#### What is needed
Will you write out the data exactly, excluding every picture?
* * * *
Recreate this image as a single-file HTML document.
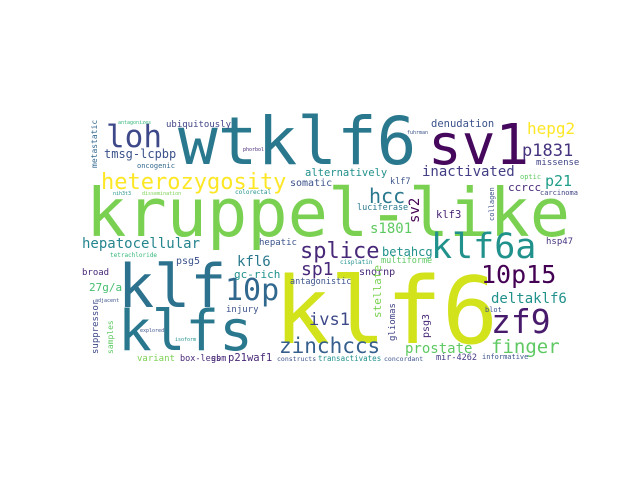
<!DOCTYPE html>
<html><head><meta charset="utf-8"><style>
html,body{margin:0;padding:0;background:#fff;}
svg{display:block;}
text{font-family:"DejaVu Sans Mono","Liberation Mono",monospace;}
</style></head><body>
<svg width="640" height="480" viewBox="0 0 640 480" xmlns="http://www.w3.org/2000/svg">
<rect width="640" height="480" fill="#fff"/>
<g>
<text x="86" y="236" font-size="67" fill="#7ad151">kruppel-like</text>
<text x="178" y="164" font-size="66" fill="#2a788e">wtklf6</text>
<text x="428" y="164" font-size="56" fill="#46085c">sv1</text>
<text x="274" y="343" font-size="93" fill="#d2e21b">klf6</text>
<text x="118" y="307" font-size="60" fill="#2c728e">klf</text>
<text x="118" y="350" font-size="56" fill="#2a788e">klfs</text>
<text x="225" y="300" font-size="30" fill="#31688e">10p</text>
<text x="106" y="147" font-size="31" fill="#3e4989">loh</text>
<text x="104" y="158" font-size="12" fill="#3b528b">tmsg-lcpbp</text>
<text x="166" y="127" font-size="9" fill="#414487">ubiquitously</text>
<text x="137" y="168" font-size="7" fill="#31688e">oncogenic</text>
<text x="97" y="168" font-size="8" fill="#31688e" transform="rotate(-90 97 168)">metastatic</text>
<text x="101" y="189" font-size="22" fill="#fde725">heterozygosity</text>
<text x="290" y="186" font-size="10" fill="#3b528b">somatic</text>
<text x="305" y="176" font-size="10.5" fill="#21918c">alternatively</text>
<text x="431" y="127" font-size="10.5" fill="#3b528b">denudation</text>
<text x="422" y="176" font-size="14" fill="#433e85">inactivated</text>
<text x="527" y="134" font-size="16" fill="#fde725">hepg2</text>
<text x="522" y="156" font-size="17" fill="#46337e">p1831</text>
<text x="536" y="165" font-size="9" fill="#414487">missense</text>
<text x="369" y="203" font-size="20" fill="#2a788e">hcc</text>
<text x="390" y="184" font-size="8.5" fill="#3b528b">klf7</text>
<text x="419" y="223" font-size="14" fill="#440154" transform="rotate(-90 419 223)">sv2</text>
<text x="357" y="210" font-size="8.5" fill="#2a788e">luciferase</text>
<text x="370" y="233" font-size="14" fill="#5ec962">s1801</text>
<text x="436" y="218" font-size="10.5" fill="#482475">klf3</text>
<text x="508" y="191" font-size="11" fill="#482878">ccrcc</text>
<text x="545" y="186" font-size="15" fill="#1f9e89">p21</text>
<text x="494" y="221" font-size="7" fill="#3b528b" transform="rotate(-90 494 221)">collagen</text>
<text x="520" y="179" font-size="7" fill="#5ec962">optic</text>
<text x="540" y="195" font-size="7" fill="#414487">carcinoma</text>
<text x="82" y="248" font-size="14" fill="#25858e">hepatocellular</text>
<text x="110" y="257" font-size="6" fill="#35b779">tetrachloride</text>
<text x="259" y="245" font-size="9" fill="#3b528b">hepatic</text>
<text x="176" y="264" font-size="10" fill="#3b528b">psg5</text>
<text x="237" y="266" font-size="14" fill="#2a788e">kfl6</text>
<text x="234" y="278" font-size="11" fill="#21918c">gc-rich</text>
<text x="82" y="275" font-size="9" fill="#482878">broad</text>
<text x="89" y="291" font-size="11" fill="#44bf70">27g/a</text>
<text x="98" y="354" font-size="9" fill="#3e4989" transform="rotate(-90 98 354)">suppressor</text>
<text x="113" y="354" font-size="8" fill="#5ec962" transform="rotate(-90 113 354)">samples</text>
<text x="226" y="312" font-size="9" fill="#3b528b">injury</text>
<text x="290" y="284" font-size="8.5" fill="#3b528b">antagonistic</text>
<text x="301" y="275" font-size="18" fill="#482878">sp1</text>
<text x="300" y="258" font-size="22" fill="#482878">splice</text>
<text x="309" y="325" font-size="17" fill="#3e4989">ivs1</text>
<text x="279" y="353" font-size="21" fill="#355f8d">zinchccs</text>
<text x="137" y="361" font-size="9" fill="#7ad151">variant</text>
<text x="180" y="361" font-size="8.5" fill="#482878">box-less</text>
<text x="211" y="361" font-size="8.5" fill="#482878">gbm</text>
<text x="228" y="361" font-size="10.5" fill="#482878">p21waf1</text>
<text x="277" y="361" font-size="6.5" fill="#3b528b">constructs</text>
<text x="431" y="258" font-size="35" fill="#21918c">klf6a</text>
<text x="382" y="256" font-size="12" fill="#21918c">betahcg</text>
<text x="381" y="263" font-size="8.5" fill="#5ec962">multiforme</text>
<text x="340" y="264" font-size="6" fill="#21918c">cisplatin</text>
<text x="481" y="283" font-size="25" fill="#440154">10p15</text>
<text x="491" y="303" font-size="14" fill="#21918c">deltaklf6</text>
<text x="491" y="333" font-size="33" fill="#481a6c">zf9</text>
<text x="491" y="353" font-size="19" fill="#5ec962">finger</text>
<text x="405" y="353" font-size="14" fill="#5ec962">prostate</text>
<text x="359" y="275" font-size="10" fill="#482878">snornp</text>
<text x="381" y="318" font-size="11" fill="#7ad151" transform="rotate(-90 381 318)">stellate</text>
<text x="429" y="338" font-size="10" fill="#482878" transform="rotate(-90 429 338)">psg3</text>
<text x="395" y="341" font-size="9" fill="#414487" transform="rotate(-90 395 341)">gliomas</text>
<text x="436" y="360" font-size="8.5" fill="#443983">mir-4262</text>
<text x="318" y="361" font-size="7.5" fill="#21918c">transactivates</text>
<text x="384" y="361" font-size="6.5" fill="#3b528b">concordant</text>
<text x="482" y="359" font-size="7" fill="#3b528b">informative</text>
<text x="485" y="312" font-size="7" fill="#3b528b">blot</text>
<text x="546" y="244" font-size="9" fill="#46337e">hsp47</text>
<text x="113" y="195" font-size="5" fill="#21918c">nih3t3</text>
<text x="142" y="195" font-size="5" fill="#7ad151">dissemination</text>
<text x="235" y="194" font-size="6" fill="#21918c">colorectal</text>
<text x="407" y="134" font-size="5" fill="#3b528b">fuhrman</text>
<text x="118" y="124" font-size="5" fill="#35b779">antagonizes</text>
<text x="243" y="151" font-size="5" fill="#482878">phorbol</text>
<text x="95" y="302" font-size="5" fill="#3b528b">adjacent</text>
<text x="140" y="332" font-size="5" fill="#3b528b">explored</text>
<text x="175" y="341" font-size="5" fill="#21918c">isoform</text>
</g>
</svg>
</body></html>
* * * *
#### Complete response
Recreate this image as a single-file HTML document.
<!DOCTYPE html>
<html><head><meta charset="utf-8"><style>
html,body{margin:0;padding:0;background:#fff;}
svg{display:block;}
text{font-family:"DejaVu Sans Mono","Liberation Mono",monospace;}
</style></head><body>
<svg width="640" height="480" viewBox="0 0 640 480" xmlns="http://www.w3.org/2000/svg">
<rect width="640" height="480" fill="#fff"/>
<g>
<text x="86" y="236" font-size="67" fill="#7ad151">kruppel-like</text>
<text x="178" y="164" font-size="66" fill="#2a788e">wtklf6</text>
<text x="428" y="164" font-size="56" fill="#46085c">sv1</text>
<text x="274" y="343" font-size="93" fill="#d2e21b">klf6</text>
<text x="118" y="307" font-size="60" fill="#2c728e">klf</text>
<text x="118" y="350" font-size="56" fill="#2a788e">klfs</text>
<text x="225" y="300" font-size="30" fill="#31688e">10p</text>
<text x="106" y="147" font-size="31" fill="#3e4989">loh</text>
<text x="104" y="158" font-size="12" fill="#3b528b">tmsg-lcpbp</text>
<text x="166" y="127" font-size="9" fill="#414487">ubiquitously</text>
<text x="137" y="168" font-size="7" fill="#31688e">oncogenic</text>
<text x="97" y="168" font-size="8" fill="#31688e" transform="rotate(-90 97 168)">metastatic</text>
<text x="101" y="189" font-size="22" fill="#fde725">heterozygosity</text>
<text x="290" y="186" font-size="10" fill="#3b528b">somatic</text>
<text x="305" y="176" font-size="10.5" fill="#21918c">alternatively</text>
<text x="431" y="127" font-size="10.5" fill="#3b528b">denudation</text>
<text x="422" y="176" font-size="14" fill="#433e85">inactivated</text>
<text x="527" y="134" font-size="16" fill="#fde725">hepg2</text>
<text x="522" y="156" font-size="17" fill="#46337e">p1831</text>
<text x="536" y="165" font-size="9" fill="#414487">missense</text>
<text x="369" y="203" font-size="20" fill="#2a788e">hcc</text>
<text x="390" y="184" font-size="8.5" fill="#3b528b">klf7</text>
<text x="419" y="223" font-size="14" fill="#440154" transform="rotate(-90 419 223)">sv2</text>
<text x="357" y="210" font-size="8.5" fill="#2a788e">luciferase</text>
<text x="370" y="233" font-size="14" fill="#5ec962">s1801</text>
<text x="436" y="218" font-size="10.5" fill="#482475">klf3</text>
<text x="508" y="191" font-size="11" fill="#482878">ccrcc</text>
<text x="545" y="186" font-size="15" fill="#1f9e89">p21</text>
<text x="494" y="221" font-size="7" fill="#3b528b" transform="rotate(-90 494 221)">collagen</text>
<text x="520" y="179" font-size="7" fill="#5ec962">optic</text>
<text x="540" y="195" font-size="7" fill="#414487">carcinoma</text>
<text x="82" y="248" font-size="14" fill="#25858e">hepatocellular</text>
<text x="110" y="257" font-size="6" fill="#35b779">tetrachloride</text>
<text x="259" y="245" font-size="9" fill="#3b528b">hepatic</text>
<text x="176" y="264" font-size="10" fill="#3b528b">psg5</text>
<text x="237" y="266" font-size="14" fill="#2a788e">kfl6</text>
<text x="234" y="278" font-size="11" fill="#21918c">gc-rich</text>
<text x="82" y="275" font-size="9" fill="#482878">broad</text>
<text x="89" y="291" font-size="11" fill="#44bf70">27g/a</text>
<text x="98" y="354" font-size="9" fill="#3e4989" transform="rotate(-90 98 354)">suppressor</text>
<text x="113" y="354" font-size="8" fill="#5ec962" transform="rotate(-90 113 354)">samples</text>
<text x="226" y="312" font-size="9" fill="#3b528b">injury</text>
<text x="290" y="284" font-size="8.5" fill="#3b528b">antagonistic</text>
<text x="301" y="275" font-size="18" fill="#482878">sp1</text>
<text x="300" y="258" font-size="22" fill="#482878">splice</text>
<text x="309" y="325" font-size="17" fill="#3e4989">ivs1</text>
<text x="279" y="353" font-size="21" fill="#355f8d">zinchccs</text>
<text x="137" y="361" font-size="9" fill="#7ad151">variant</text>
<text x="180" y="361" font-size="8.5" fill="#482878">box-less</text>
<text x="211" y="361" font-size="8.5" fill="#482878">gbm</text>
<text x="228" y="361" font-size="10.5" fill="#482878">p21waf1</text>
<text x="277" y="361" font-size="6.5" fill="#3b528b">constructs</text>
<text x="431" y="258" font-size="35" fill="#21918c">klf6a</text>
<text x="382" y="256" font-size="12" fill="#21918c">betahcg</text>
<text x="381" y="263" font-size="8.5" fill="#5ec962">multiforme</text>
<text x="340" y="264" font-size="6" fill="#21918c">cisplatin</text>
<text x="481" y="283" font-size="25" fill="#440154">10p15</text>
<text x="491" y="303" font-size="14" fill="#21918c">deltaklf6</text>
<text x="491" y="333" font-size="33" fill="#481a6c">zf9</text>
<text x="491" y="353" font-size="19" fill="#5ec962">finger</text>
<text x="405" y="353" font-size="14" fill="#5ec962">prostate</text>
<text x="359" y="275" font-size="10" fill="#482878">snornp</text>
<text x="381" y="318" font-size="11" fill="#7ad151" transform="rotate(-90 381 318)">stellate</text>
<text x="429" y="338" font-size="10" fill="#482878" transform="rotate(-90 429 338)">psg3</text>
<text x="395" y="341" font-size="9" fill="#414487" transform="rotate(-90 395 341)">gliomas</text>
<text x="436" y="360" font-size="8.5" fill="#443983">mir-4262</text>
<text x="318" y="361" font-size="7.5" fill="#21918c">transactivates</text>
<text x="384" y="361" font-size="6.5" fill="#3b528b">concordant</text>
<text x="482" y="359" font-size="7" fill="#3b528b">informative</text>
<text x="485" y="312" font-size="7" fill="#3b528b">blot</text>
<text x="546" y="244" font-size="9" fill="#46337e">hsp47</text>
<text x="113" y="195" font-size="5" fill="#21918c">nih3t3</text>
<text x="142" y="195" font-size="5" fill="#7ad151">dissemination</text>
<text x="235" y="194" font-size="6" fill="#21918c">colorectal</text>
<text x="407" y="134" font-size="5" fill="#3b528b">fuhrman</text>
<text x="118" y="124" font-size="5" fill="#35b779">antagonizes</text>
<text x="243" y="151" font-size="5" fill="#482878">phorbol</text>
<text x="95" y="302" font-size="5" fill="#3b528b">adjacent</text>
<text x="140" y="332" font-size="5" fill="#3b528b">explored</text>
<text x="175" y="341" font-size="5" fill="#21918c">isoform</text>
</g>
</svg>
</body></html>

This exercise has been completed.